By Staff Reporter
KARACHI: Moody’s Investors Service has upgraded Pakistan’s local and foreign currency issuer and senior unsecured debt ratings to Caa2 from Caa3, as improved macroeconomic conditions and better government liquidity and external positions reduce the country’s default risk.
“Concurrently, the outlook for the Government of Pakistan has been changed to positive from stable,” the rating agency said in a statement on Wednesday.
The upgrade reflects reduced default risk, driven by greater certainty over external financing following a staff-level IMF agreement for a $7 billion Extended Fund Facility in July.
“The upgrade to Caa2 reflects Pakistan’s improving macroeconomic conditions and moderately better government liquidity and external positions, from very weak levels… Accordingly, Pakistan’s default risk has reduced to a level consistent with a Caa2 rating.”
Moody’s said there is now greater certainty on Pakistan’s sources of external financing, following the sovereign’s staff-level agreement with the IMF for a 37-month Extended Fund Facility (EFF).
“There is now greater certainty on Pakistan’s sources of external financing, following the sovereign’s staff-level agreement with the IMF on July 12, 2024, for a 37-month Extended Fund Facility (EFF) of $7 billion,” Moody’s said. “We expect the IMF Board to approve the EFF in the next few weeks, which will support Pakistan in unlocking additional financing from other multilateral and bilateral partners.”
Pakistan’s foreign exchange reserves have doubled since June 2023 but remain below what is required to meet its external financing needs. The country remains reliant on timely financing from official partners to fully meet its external debt obligations.
“Pakistan’s foreign exchange reserves have about doubled since June 2023, although they remain below what is required to meet its external financing needs,” Moody’s said.
However, Moody’s warned that Pakistan’s debt affordability remains very weak, driving high debt sustainability risk. “We expect interest payments to continue absorbing about half of government revenue over the next two to three years.”
Moody’s said its earlier concerns over very high risks of a balance of payments crisis materializing have diminished, although risks remain elevated as Pakistan continues to rely on timely and sufficient disbursement of financing from official partners.
“There is now greater certainty over Pakistan’s sources of financing to meet its needs over the next two to three years.”
Pakistan’s external financing needs are around $26 billion for fiscal 2025, comprising around $22 billion of external principal debt repayments in fiscal 2025 and another $4 billion (about 1% of GDP) to finance the current account deficit.
Pakistan’s financing needs for fiscal 2026-2027 will be similar.
Moody’s said Pakistan will be able to cover its financing needs with funding from official partners, although there remains uncertainty around the government’s ability to sustain reform implementation.
“The coalition government formed after elections held in February 2024 may not have a sufficiently strong electoral mandate to continually implement revenue-raising measures without stoking social tensions.
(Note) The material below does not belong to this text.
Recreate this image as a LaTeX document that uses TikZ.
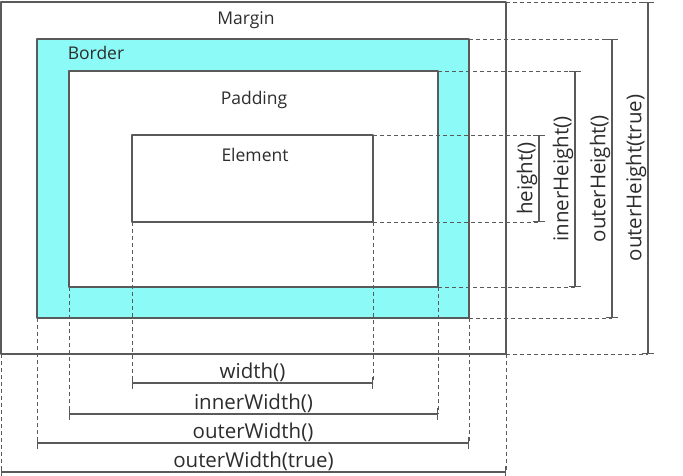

Slippages in reform implementation or results could lead to delays in or withdrawal of financing support from official partners.”
The rating agency said the positive outlook reflects a balance of risks skewed to the upside. “It captures the possibility that the government further reduces its government liquidity and external vulnerability risks and achieves a better fiscal position than we currently expect.”